December

It has been a hairy few weeks of wind, rain and then a bit more of both but more forceful!! I do find strong wind very tiring to work in and frankly doing too much work in or on the soil can do more harm than good in very wet periods as all we are doing is compacting the soil. So stay off it, go indoors and indulge your thoughts in the seed catalogues, or give the shed the clear out it has been waiting for!

A recent trip to Trebah reminded me however of the beauty of a well planted garden. Whilst some of the show gardens choose to close at this time of year I always think you can tell a well planted one because they choose to stay open to the glorious varieties of autumn and winter plants with which we are blessed. If you have time during the festive break, a trip to Trelissick or Trebah will open your eyes to the wonders of a well planted garden that gives interest all year.

The camellias have huge fat buds and are about to spring into copious flower. Acouple of years ago I planted some japonica varieties which are much more tolerant of sunshine and they have put on tremendous growth in a short space of time.

A shady wall can be covered in pyracantha with brilliant orange or red berries that last for weeks and jack and jill walls are calmed by the prostrate cotoneasters.
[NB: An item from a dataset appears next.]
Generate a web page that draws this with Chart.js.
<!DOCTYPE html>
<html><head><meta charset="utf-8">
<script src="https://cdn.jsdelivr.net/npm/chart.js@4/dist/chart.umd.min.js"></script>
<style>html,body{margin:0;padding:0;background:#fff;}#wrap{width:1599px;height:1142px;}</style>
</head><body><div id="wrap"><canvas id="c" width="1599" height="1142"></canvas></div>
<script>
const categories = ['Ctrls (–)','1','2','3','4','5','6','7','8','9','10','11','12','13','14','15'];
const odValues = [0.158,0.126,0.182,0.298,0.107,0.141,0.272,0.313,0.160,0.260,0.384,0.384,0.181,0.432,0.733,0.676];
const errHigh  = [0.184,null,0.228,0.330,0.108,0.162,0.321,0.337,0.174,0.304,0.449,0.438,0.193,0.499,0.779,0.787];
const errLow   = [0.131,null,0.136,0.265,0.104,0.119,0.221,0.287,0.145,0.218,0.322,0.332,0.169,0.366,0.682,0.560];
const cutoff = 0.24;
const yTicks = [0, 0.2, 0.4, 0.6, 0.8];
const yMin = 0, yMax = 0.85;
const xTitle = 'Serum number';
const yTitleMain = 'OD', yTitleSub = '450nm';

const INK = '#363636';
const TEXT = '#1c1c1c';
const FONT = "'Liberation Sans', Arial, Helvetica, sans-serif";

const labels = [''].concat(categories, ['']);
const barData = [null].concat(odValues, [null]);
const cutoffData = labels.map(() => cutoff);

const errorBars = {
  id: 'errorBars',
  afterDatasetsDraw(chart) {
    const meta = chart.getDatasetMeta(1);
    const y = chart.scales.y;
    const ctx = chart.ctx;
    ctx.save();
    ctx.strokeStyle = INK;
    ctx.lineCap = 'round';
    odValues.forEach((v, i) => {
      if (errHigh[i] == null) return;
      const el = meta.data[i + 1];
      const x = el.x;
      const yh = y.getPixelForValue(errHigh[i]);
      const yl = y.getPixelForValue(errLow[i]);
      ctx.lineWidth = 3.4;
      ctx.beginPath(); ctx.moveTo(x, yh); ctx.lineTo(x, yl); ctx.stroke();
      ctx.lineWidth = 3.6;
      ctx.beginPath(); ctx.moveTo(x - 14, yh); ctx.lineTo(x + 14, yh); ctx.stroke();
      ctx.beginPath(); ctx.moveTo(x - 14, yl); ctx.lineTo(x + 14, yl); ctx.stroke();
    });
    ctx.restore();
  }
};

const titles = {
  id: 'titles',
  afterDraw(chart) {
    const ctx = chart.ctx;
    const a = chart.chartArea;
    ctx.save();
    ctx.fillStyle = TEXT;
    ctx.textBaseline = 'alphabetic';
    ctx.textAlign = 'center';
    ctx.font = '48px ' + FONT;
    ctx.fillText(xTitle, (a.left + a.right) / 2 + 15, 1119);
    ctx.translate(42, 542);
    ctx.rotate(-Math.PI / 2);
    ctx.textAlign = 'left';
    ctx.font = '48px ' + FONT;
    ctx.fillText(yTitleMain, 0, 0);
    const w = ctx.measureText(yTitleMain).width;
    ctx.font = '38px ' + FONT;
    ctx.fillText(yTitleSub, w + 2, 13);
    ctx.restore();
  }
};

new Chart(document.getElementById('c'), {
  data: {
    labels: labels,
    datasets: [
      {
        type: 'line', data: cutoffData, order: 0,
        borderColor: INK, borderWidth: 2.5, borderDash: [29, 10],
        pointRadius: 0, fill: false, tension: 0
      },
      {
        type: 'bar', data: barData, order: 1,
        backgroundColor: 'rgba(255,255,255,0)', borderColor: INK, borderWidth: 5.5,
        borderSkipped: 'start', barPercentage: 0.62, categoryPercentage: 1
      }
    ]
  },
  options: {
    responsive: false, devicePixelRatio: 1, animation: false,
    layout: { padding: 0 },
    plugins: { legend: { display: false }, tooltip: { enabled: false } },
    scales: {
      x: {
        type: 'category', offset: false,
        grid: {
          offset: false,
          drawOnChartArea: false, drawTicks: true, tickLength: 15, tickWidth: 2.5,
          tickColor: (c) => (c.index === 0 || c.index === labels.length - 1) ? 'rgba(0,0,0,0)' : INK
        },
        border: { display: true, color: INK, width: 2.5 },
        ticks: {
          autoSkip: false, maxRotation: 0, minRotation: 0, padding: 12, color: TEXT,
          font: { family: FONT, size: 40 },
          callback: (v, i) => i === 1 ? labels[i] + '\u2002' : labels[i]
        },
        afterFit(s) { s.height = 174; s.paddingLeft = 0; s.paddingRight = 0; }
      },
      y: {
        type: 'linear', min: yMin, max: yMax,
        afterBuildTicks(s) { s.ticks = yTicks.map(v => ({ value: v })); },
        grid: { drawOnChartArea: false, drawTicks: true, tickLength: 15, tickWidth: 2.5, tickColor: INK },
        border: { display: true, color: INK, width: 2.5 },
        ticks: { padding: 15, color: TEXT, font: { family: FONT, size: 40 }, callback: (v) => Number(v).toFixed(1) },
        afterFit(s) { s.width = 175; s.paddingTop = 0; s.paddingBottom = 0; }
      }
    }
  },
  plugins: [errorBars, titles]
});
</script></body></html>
Whilst a sunnier wall supports the long leafless stems of jasminium nudiflorum, bright yellow little flowers for a dark winter day.
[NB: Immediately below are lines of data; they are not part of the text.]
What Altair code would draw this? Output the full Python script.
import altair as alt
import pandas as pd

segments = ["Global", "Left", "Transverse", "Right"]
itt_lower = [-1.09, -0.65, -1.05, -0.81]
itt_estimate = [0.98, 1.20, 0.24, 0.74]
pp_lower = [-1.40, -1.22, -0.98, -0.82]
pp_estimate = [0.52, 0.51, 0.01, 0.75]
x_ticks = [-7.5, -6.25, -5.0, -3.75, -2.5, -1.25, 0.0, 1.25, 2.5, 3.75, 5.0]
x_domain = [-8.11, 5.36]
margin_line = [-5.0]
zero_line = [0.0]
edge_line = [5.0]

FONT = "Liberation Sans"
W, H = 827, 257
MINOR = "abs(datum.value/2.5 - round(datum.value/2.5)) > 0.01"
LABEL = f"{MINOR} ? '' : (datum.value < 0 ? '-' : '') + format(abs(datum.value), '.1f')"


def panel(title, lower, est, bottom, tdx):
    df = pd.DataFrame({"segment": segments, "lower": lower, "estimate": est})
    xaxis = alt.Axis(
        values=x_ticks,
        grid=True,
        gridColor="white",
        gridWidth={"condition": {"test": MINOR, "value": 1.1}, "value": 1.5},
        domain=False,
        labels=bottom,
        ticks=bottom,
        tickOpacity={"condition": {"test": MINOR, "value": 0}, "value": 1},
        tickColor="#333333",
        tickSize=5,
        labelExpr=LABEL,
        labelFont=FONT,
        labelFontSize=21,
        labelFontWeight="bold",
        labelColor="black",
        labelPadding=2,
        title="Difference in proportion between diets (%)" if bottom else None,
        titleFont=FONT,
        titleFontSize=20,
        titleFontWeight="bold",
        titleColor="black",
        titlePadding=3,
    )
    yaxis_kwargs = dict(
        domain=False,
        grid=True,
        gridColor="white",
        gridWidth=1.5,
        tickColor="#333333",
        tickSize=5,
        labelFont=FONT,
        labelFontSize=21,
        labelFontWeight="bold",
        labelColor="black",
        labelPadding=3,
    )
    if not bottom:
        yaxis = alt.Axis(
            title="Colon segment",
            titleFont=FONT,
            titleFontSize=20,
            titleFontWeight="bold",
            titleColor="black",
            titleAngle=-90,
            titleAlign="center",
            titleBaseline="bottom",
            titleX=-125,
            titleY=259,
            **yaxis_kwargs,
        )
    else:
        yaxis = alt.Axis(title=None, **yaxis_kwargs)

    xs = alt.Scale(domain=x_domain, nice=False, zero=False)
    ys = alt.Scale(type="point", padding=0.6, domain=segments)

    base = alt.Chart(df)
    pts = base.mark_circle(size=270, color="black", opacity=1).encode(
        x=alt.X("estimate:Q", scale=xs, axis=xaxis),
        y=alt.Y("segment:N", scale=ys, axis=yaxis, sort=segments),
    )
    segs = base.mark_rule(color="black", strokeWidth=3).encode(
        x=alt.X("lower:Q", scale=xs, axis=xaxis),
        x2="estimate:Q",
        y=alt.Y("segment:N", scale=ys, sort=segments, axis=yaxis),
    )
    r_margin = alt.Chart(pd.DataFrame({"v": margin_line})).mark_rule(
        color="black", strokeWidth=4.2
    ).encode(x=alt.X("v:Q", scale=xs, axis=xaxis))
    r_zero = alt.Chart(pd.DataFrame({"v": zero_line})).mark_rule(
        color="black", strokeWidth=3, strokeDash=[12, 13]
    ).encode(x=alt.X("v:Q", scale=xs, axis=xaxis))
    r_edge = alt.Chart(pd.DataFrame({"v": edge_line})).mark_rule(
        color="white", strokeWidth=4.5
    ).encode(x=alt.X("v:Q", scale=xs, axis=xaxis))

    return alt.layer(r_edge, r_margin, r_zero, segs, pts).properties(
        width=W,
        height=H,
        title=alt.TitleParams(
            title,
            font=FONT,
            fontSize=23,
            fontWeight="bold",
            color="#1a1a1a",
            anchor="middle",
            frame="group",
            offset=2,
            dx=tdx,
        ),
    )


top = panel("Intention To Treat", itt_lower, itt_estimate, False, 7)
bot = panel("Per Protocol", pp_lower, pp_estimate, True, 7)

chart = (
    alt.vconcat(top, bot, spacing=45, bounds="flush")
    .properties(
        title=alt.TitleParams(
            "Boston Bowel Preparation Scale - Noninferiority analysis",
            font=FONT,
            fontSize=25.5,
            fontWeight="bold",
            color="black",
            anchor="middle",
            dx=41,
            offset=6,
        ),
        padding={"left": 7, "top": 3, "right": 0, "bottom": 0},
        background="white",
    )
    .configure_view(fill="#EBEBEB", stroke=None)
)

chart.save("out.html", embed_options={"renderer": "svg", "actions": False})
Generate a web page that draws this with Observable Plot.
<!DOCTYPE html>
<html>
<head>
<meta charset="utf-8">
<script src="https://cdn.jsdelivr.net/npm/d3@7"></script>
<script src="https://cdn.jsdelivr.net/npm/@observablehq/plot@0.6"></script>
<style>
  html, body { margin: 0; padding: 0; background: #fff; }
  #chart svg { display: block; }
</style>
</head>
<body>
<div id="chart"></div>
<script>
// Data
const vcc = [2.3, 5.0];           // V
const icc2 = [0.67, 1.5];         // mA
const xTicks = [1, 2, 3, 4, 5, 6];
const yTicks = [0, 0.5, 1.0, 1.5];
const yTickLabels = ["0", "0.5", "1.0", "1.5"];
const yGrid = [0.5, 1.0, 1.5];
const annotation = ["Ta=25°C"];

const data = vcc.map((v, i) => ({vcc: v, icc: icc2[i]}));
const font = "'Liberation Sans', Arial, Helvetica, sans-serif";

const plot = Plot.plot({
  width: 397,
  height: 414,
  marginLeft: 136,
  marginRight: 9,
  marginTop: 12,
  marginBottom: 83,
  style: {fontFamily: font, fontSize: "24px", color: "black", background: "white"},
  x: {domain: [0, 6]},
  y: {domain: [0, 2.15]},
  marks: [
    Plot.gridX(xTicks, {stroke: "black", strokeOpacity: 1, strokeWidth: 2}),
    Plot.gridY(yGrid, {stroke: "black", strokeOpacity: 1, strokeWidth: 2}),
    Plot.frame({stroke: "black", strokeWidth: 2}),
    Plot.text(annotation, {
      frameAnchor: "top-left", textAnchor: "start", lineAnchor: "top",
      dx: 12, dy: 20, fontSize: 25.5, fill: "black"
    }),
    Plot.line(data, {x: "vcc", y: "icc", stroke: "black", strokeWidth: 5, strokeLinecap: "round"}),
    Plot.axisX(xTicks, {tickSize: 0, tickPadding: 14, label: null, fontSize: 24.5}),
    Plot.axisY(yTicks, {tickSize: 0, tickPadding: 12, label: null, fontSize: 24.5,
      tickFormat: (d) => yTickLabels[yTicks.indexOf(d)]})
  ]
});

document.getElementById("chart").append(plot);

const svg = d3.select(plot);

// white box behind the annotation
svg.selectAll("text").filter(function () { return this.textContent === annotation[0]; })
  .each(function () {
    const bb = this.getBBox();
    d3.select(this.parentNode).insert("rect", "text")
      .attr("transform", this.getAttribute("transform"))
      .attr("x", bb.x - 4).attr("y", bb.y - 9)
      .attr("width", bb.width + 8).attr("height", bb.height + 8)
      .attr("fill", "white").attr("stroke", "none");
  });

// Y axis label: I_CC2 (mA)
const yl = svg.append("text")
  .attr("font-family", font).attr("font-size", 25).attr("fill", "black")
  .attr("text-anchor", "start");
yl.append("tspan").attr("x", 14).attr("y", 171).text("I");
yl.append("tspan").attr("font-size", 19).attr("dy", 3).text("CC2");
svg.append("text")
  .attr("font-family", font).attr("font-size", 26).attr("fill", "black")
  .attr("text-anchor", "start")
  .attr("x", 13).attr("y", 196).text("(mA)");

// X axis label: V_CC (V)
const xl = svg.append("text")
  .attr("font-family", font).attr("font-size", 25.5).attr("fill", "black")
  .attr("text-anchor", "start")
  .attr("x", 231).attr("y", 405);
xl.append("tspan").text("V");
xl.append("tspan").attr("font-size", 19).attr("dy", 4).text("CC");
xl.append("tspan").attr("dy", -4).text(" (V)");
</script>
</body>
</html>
Mahonias are not a favourite of mine as I seem to spend all summer getting hooked up on them whilst weeding the borders but when the vivid yellow candle-like flower of Mahonia x media ’Charity’ emerges I forgive it all its attempts to impale me.

But I do have two stars of the winter show. The first has to be my huge evergreen shrub Genista ‘Porlock’ which like its broom cousins should flower in spring and then again in autumn. However for the past two years mine has not been without a flower on and off all year and is currently covered in vibrant fragrant yellow flowers. It is not long lived and will get leggy but it is well worth its good five or so years. Mine stands elegantly next to Garrya elliptica ‘James Roof’. Garryas are hardy and evergreen and at this time of year are covered in very conspicuous grey tassel catkins that shine like silk. On this variety, as a mature shrub, the catkins can be 9” long – it is a real joy.
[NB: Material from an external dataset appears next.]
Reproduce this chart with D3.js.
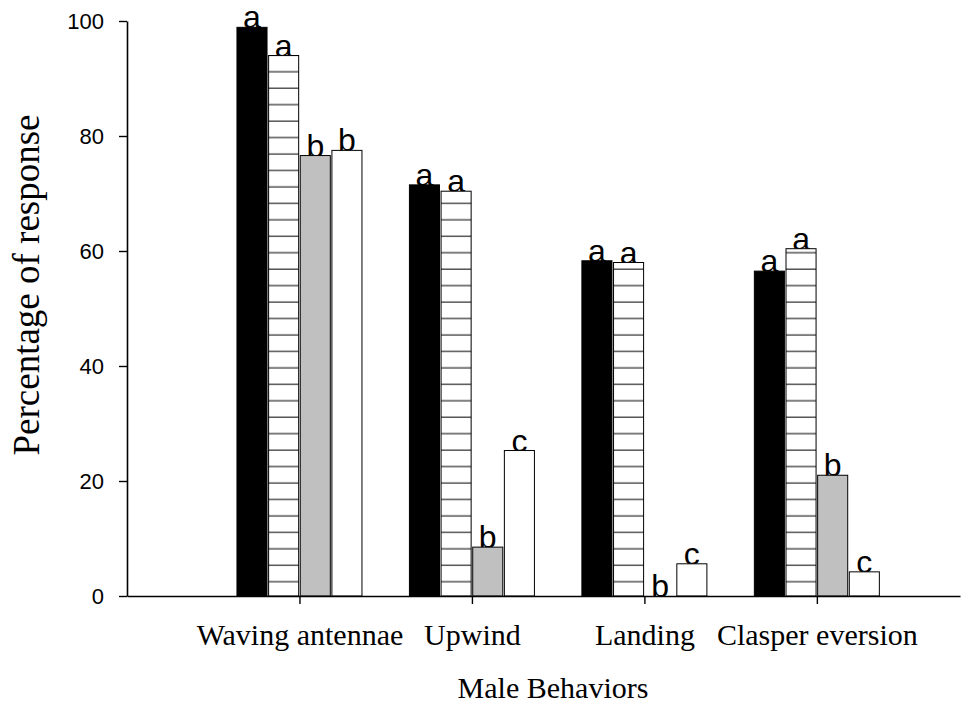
<!DOCTYPE html>
<html>
<head>
<meta charset="utf-8">
<script src="https://cdn.jsdelivr.net/npm/d3@7"></script>
<style>
  html, body { margin: 0; padding: 0; background: #fff; }
  svg { display: block; }
</style>
</head>
<body>
<svg id="chart" width="975" height="709"></svg>
<script>
// Behaviour categories along the x axis
const categories = ["Waving antennae", "Upwind", "Landing", "Clasper eversion"];

// Percentage of males responding, one array per treatment
const seriesBlack   = [98.9, 71.5, 58.3, 56.5];
const seriesHatched = [94.0, 70.4, 58.0, 60.4];
const seriesGray    = [76.6, 8.5, 0, 21.0];
const seriesWhite   = [77.5, 25.3, 5.6, 4.2];

// Significance letters above each bar
const lettersBlack   = ["a", "a", "a", "a"];
const lettersHatched = ["a", "a", "a", "a"];
const lettersGray    = ["b", "b", "b", "b"];
const lettersWhite   = ["b", "c", "c", "c"];

const yTicks = [0, 20, 40, 60, 80, 100];
const yTitle = "Percentage of response";
const xTitle = "Male Behaviors";

// ---- layout ----
const svg = d3.select("#chart");
const plot = { left: 127, right: 960, top: 21, bottom: 596 };

const x = d3.scaleLinear().domain([0, 4.83]).range([plot.left, plot.right]);
const y = d3.scaleLinear().domain([0, 100]).range([plot.bottom, plot.top]);

const seriesStyles = [
  { values: seriesBlack,   letters: lettersBlack,   fill: "#000000" },
  { values: seriesHatched, letters: lettersHatched, fill: "url(#hatch)" },
  { values: seriesGray,    letters: lettersGray,    fill: "#c0c0c0" },
  { values: seriesWhite,   letters: lettersWhite,   fill: "#ffffff" }
];

const groupWidth = 125;
const inner = d3.scaleBand()
  .domain(d3.range(seriesStyles.length))
  .range([-groupWidth / 2, groupWidth / 2])
  .paddingInner(0.05);

// horizontal-line fill for the second treatment
const hatchStep = 16.45;
const defs = svg.append("defs");
const pat = defs.append("pattern")
  .attr("id", "hatch")
  .attr("patternUnits", "userSpaceOnUse")
  .attr("x", 0).attr("y", 0)
  .attr("width", 975).attr("height", hatchStep);
pat.append("rect").attr("width", 975).attr("height", hatchStep).attr("fill", "#fff");
pat.append("rect").attr("x", 0).attr("y", 5.45).attr("width", 975).attr("height", 1).attr("fill", "#000");

// ---- bars and letters ----
const bars = [];
seriesStyles.forEach((s, si) => {
  s.values.forEach((v, ci) => {
    bars.push({ si, ci, v, letter: s.letters[ci], fill: s.fill });
  });
});

const gBars = svg.append("g");

gBars.selectAll("text.letter")
  .data(bars)
  .join("text")
  .attr("class", "letter")
  .attr("x", d => x(d.ci + 1) + inner(d.si) + inner.bandwidth() / 2)
  .attr("y", d => y(d.v) + 1)
  .attr("text-anchor", "middle")
  .attr("font-family", "'Liberation Sans', Arial, sans-serif")
  .attr("font-size", 32)
  .attr("fill", "#000")
  .text(d => d.letter);

gBars.selectAll("rect.bar")
  .data(bars.filter(d => d.v > 0))
  .join("rect")
  .attr("class", "bar")
  .attr("x", d => x(d.ci + 1) + inner(d.si))
  .attr("y", d => y(d.v))
  .attr("width", inner.bandwidth())
  .attr("height", d => y(0) - y(d.v))
  .attr("fill", d => d.fill)
  .attr("stroke", "#000")
  .attr("stroke-width", 1);

// ---- axes ----
const yAxis = d3.axisLeft(y)
  .tickValues(yTicks)
  .tickSize(8)
  .tickSizeOuter(0)
  .tickPadding(15)
  .tickFormat(d3.format("d"));

const gy = svg.append("g")
  .attr("transform", `translate(${plot.left},0)`)
  .call(yAxis);
gy.select(".domain").attr("stroke-width", 1.6);
gy.selectAll(".tick line").attr("stroke-width", 1.4);
gy.selectAll(".tick text")
  .attr("font-family", "'Liberation Sans', Arial, sans-serif")
  .attr("font-size", 22)
  .attr("fill", "#000");

const xAxis = d3.axisBottom(x)
  .tickValues([1, 2, 3, 4])
  .tickSize(8)
  .tickSizeOuter(0)
  .tickPadding(20)
  .tickFormat(d => categories[d - 1]);

const gx = svg.append("g")
  .attr("transform", `translate(0,${plot.bottom})`)
  .call(xAxis);
gx.select(".domain").attr("stroke-width", 1.6);
gx.selectAll(".tick line").attr("stroke-width", 1.4);
gx.selectAll(".tick text")
  .attr("font-family", "'Liberation Serif', 'Times New Roman', serif")
  .attr("font-size", 30)
  .attr("fill", "#000");

// ---- titles ----
svg.append("text")
  .attr("transform", "translate(39,285) rotate(-90)")
  .attr("text-anchor", "middle")
  .attr("font-family", "'Liberation Serif', 'Times New Roman', serif")
  .attr("font-size", 37)
  .attr("fill", "#000")
  .text(yTitle);

svg.append("text")
  .attr("x", 553)
  .attr("y", 698)
  .attr("text-anchor", "middle")
  .attr("font-family", "'Liberation Serif', 'Times New Roman', serif")
  .attr("font-size", 30)
  .attr("fill", "#000")
  .text(xTitle);
</script>
</body>
</html>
The nature of our business generally is that we supply plants but inevitably we end up doing some design and planting and this last month, as the best time for planting, has been very busy. Now I mention this only because we have arranged a fair acreage of new lawn in a new development, which has knitted beautifully with the generous rainfall; we have lifted and planted espalier fruit trees, mature shrubs and the more exotic trachycarpus, cordyline and acers. The soil is warm and wet and I anticipate everything getting off to a grand start.

Many of the specimen plants are real bargains as nurseries feel the pinch and want to off load as much stock as they can now. The hedging plants, particularly the native hawthorns, oaks and hollies are very cheap being bare rooted and a one hundred foot hedge can be done for around £100.00 compared with over £400.00 with potted plants. So if you are planning a new shrubbery or hedge get buying the bare root plants now – there are fantastic bargains from nurseries via the internet so do your comparisons carefully and watch out for the delivery price which can add a huge excess if you are not vigilant.

Now there are jobs to do this month (apart from the Christmas shopping, which I promised myself I would do in November!) although it is slightly less hectic at this time of year:

Sow pelargonium seeds now and certainly no later than mid February. They will need at least 18 deg c to get going. If you don’t want to chance seed then look for the plugs in mail order catalogues. If you leave mail order too late you will not get the choice because nurseries are planting now and will not take a chance on selling plants that are not specifically ordered bearing in mind the cost of heat, light and staff. To be sure of any commercial bedding we require my order has to be in the Nurseries by mid November, always a difficult time to be envisaging your summer displays!

Start potting up lilies for summer colour. Put on a bed of grit within the pot or in the border to help drainage and if the soil is really wet plant them on their sides.

Prune deciduous trees to shape once all the leaves have fallen. Always remember that hard pruning encourages vigorous growth – the harder you prune the harder they come back!

Prune and plant blackberries. Cut out all the canes that fruited last year and mulch lavishly.

Browse the seed catalogues that come thumping through the door with the Christmas cards and do your order before January for plugs, seeds and new potatoes etc.

Prune apple and pear trees now to let in air and light.

Earth up sprouts to stop them rocking or keeling over.

Keep all glasshouse grown Christmas plants like poinsettia and cyclamen cool and moist but not wet. Watch out for botrytis, that nasty grey mould that loves the cyclamen that are over watered or lacking air circulation.

Finally, I wish everybody a very Happy Christmas and a prosperous New Year. By the time I write again the nights will have started drawing out, can’t wait!!